Supplied information:
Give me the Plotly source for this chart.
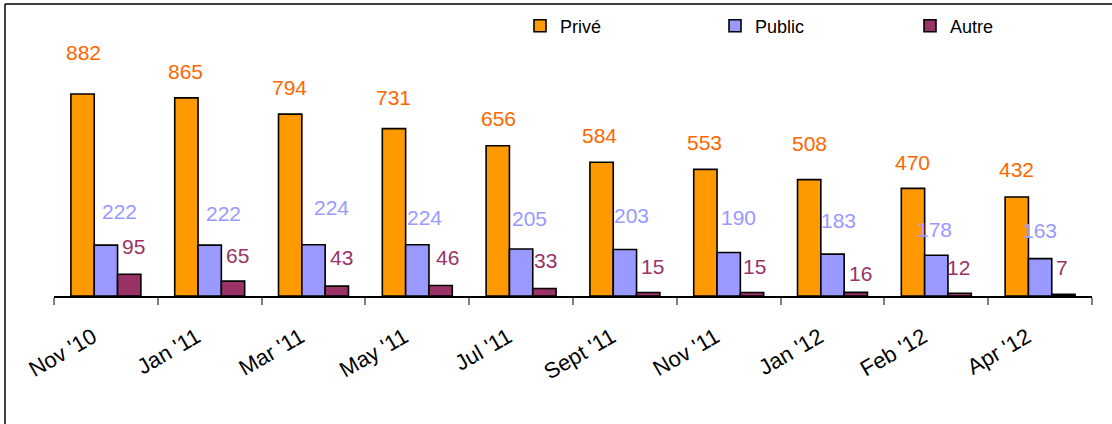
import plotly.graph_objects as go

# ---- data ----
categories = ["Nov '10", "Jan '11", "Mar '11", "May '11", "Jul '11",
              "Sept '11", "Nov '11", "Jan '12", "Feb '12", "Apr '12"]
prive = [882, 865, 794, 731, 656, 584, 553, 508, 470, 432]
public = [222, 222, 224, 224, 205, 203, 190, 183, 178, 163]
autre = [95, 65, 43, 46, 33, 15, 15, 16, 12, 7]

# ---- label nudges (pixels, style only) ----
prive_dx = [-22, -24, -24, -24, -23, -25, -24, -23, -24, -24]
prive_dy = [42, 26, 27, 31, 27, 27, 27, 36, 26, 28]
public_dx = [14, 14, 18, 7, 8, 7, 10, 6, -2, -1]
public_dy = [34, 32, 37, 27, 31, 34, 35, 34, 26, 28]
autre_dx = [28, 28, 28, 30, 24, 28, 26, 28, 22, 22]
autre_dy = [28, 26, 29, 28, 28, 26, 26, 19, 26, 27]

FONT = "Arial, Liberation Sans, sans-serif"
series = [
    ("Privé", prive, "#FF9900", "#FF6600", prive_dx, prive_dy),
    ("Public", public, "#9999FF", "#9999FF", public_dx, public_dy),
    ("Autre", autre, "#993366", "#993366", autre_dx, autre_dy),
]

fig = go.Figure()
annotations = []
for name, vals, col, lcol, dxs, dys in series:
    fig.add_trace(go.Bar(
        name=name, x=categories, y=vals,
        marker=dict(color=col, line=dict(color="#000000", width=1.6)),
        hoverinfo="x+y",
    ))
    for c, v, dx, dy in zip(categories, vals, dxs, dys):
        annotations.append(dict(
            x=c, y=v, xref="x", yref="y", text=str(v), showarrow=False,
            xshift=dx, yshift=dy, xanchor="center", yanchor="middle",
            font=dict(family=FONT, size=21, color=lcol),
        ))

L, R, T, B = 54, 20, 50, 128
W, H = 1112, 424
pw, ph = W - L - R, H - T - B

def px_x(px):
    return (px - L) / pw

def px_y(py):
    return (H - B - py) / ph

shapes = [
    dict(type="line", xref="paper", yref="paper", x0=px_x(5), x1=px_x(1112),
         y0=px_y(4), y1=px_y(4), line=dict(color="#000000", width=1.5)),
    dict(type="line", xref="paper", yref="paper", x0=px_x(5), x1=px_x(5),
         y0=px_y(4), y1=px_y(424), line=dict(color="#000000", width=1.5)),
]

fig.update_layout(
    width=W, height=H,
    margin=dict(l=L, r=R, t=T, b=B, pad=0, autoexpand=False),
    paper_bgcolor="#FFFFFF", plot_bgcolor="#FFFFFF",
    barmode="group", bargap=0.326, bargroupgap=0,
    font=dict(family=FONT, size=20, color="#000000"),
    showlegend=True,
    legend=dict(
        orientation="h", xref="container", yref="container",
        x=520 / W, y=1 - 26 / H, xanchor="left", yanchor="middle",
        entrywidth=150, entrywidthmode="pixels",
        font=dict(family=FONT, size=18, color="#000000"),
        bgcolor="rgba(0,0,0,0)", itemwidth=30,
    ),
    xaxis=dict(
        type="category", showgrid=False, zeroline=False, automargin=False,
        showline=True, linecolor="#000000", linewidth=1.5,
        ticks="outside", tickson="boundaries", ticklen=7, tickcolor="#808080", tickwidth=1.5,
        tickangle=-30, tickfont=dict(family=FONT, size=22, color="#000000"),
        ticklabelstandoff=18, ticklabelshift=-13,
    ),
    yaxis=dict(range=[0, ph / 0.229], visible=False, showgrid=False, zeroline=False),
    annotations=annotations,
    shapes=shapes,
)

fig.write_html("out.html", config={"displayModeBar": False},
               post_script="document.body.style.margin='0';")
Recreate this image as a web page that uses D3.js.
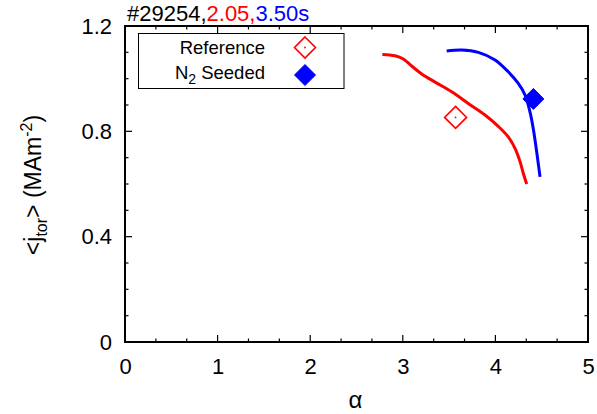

Problem: Show the lines of the material that contain the word "this".

Response below:
Give me the Plotly source for this chart.
Recreate this image as a web page that uses D3.js.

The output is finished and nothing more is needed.